Entropy-Stable Multidimensional Summation-by-Parts Discretizations on hp-Adaptive Curvilinear Grids for Hyperbolic Conservation Laws

We develop high-order entropy-conservative semi-discrete schemes for hyperbolic conservation laws applicable to non-conforming curvilinear grids arising from h-, p-, or hp-adaptivity. More precisely, building on previous work with conforming grids by Crean et al. (J Comput Phys 356:410–438, 2018) and Chan et al. (SIAM J Sci Comput 41:A2938–A2966, 2019), we present two schemes: the first couples neighbouring elements in a skew-symmetric method, the second in a pointwise fashion. The key ingredients are degree p diagonal-norm summation-by-parts operators equipped with interface quadrature rules of degree 2p or higher, a skew-symmetric geometric mapping procedure using suitable polynomial functions, and a numerical flux that conserves mathematical entropy.

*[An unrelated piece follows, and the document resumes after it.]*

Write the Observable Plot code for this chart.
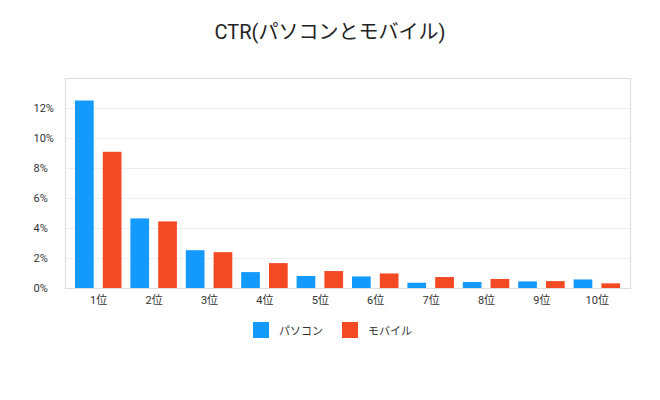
<!DOCTYPE html>
<html>
<head>
<meta charset="utf-8">
<script src="https://cdn.jsdelivr.net/npm/d3@7"></script>
<script src="https://cdn.jsdelivr.net/npm/@observablehq/plot@0.6"></script>
<style>
  body { margin: 0; background: #fff; font-family: Roboto, "Noto Sans CJK JP", sans-serif; width: 660px; }
  #title { height: 42px; padding-top: 18px; text-align: center; font-size: 20px; line-height: 28px; color: #222; }
  #legend { position: relative; height: 20px; margin-top: 12px; font-size: 11px; color: #333; }
  .item { position: absolute; top: 0; display: flex; align-items: center; }
  .sw { width: 16px; height: 16px; margin-right: 10px; }
</style>
</head>
<body>
<div id="title">CTR(パソコンとモバイル)</div>
<div id="chart"></div>
<div id="legend"></div>
<script>
const ranks = ["1位","2位","3位","4位","5位","6位","7位","8位","9位","10位"];
const pcValues = [12.5, 4.64, 2.52, 1.06, 0.8, 0.77, 0.35, 0.4, 0.44, 0.57];
const mobileValues = [9.08, 4.44, 2.39, 1.66, 1.13, 0.97, 0.73, 0.6, 0.46, 0.31];
const seriesNames = ["パソコン", "モバイル"];
const seriesColors = ["#1499fc", "#f44a24"];
const yTicks = [0, 2, 4, 6, 8, 10, 12];

const pcData = ranks.map((r, i) => ({rank: r, value: pcValues[i]}));
const mobileData = ranks.map((r, i) => ({rank: r, value: mobileValues[i]}));

const chart = Plot.plot({
  width: 660,
  height: 250,
  marginTop: 18,
  marginBottom: 22,
  marginLeft: 65,
  marginRight: 30,
  style: {fontFamily: "Roboto, Noto Sans CJK JP, sans-serif", fontSize: "11px", color: "#333"},
  x: {type: "band", domain: ranks, padding: 0, inset: 5.5, round: false, label: null},
  y: {domain: [0, 14], label: null},
  marks: [
    Plot.gridY(yTicks, {stroke: "#eee", strokeOpacity: 1}),
    Plot.barY(pcData, {x: "rank", y: "value", fill: seriesColors[0], insetLeft: 4.5, insetRight: 32.2}),
    Plot.barY(mobileData, {x: "rank", y: "value", fill: seriesColors[1], insetLeft: 32.3, insetRight: 4.4}),
    Plot.frame({stroke: "#ddd"}),
    Plot.axisY(yTicks, {tickSize: 0, tickPadding: 0, textAnchor: "start", dx: -32, tickFormat: d => d + "%", fill: "#333"}),
    Plot.axisX({tickSize: 0, tickPadding: 8, fill: "#333"})
  ]
});
document.getElementById("chart").appendChild(chart);

const legend = document.getElementById("legend");
const legendLeft = [253, 342];
seriesNames.forEach((name, i) => {
  const item = document.createElement("div");
  item.className = "item";
  item.style.left = legendLeft[i] + "px";
  const sw = document.createElement("div");
  sw.className = "sw";
  sw.style.background = seriesColors[i];
  const label = document.createElement("span");
  label.textContent = name;
  item.appendChild(sw);
  item.appendChild(label);
  legend.appendChild(item);
});
</script>
</body>
</html>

Furthermore, entropy-stable schemes are obtained when augmenting the original schemes with a stabilization term that dissipates mathematical entropy at element interfaces. We provide both theoretical and numerical analysis for the compressible Euler equations demonstrating the element-wise conservation, entropy conservation/dissipation, and accuracy properties of the schemes. While both methods produce comparable results, our studies suggest that the scheme coupling elements in a pointwise manner is more computationally efficient.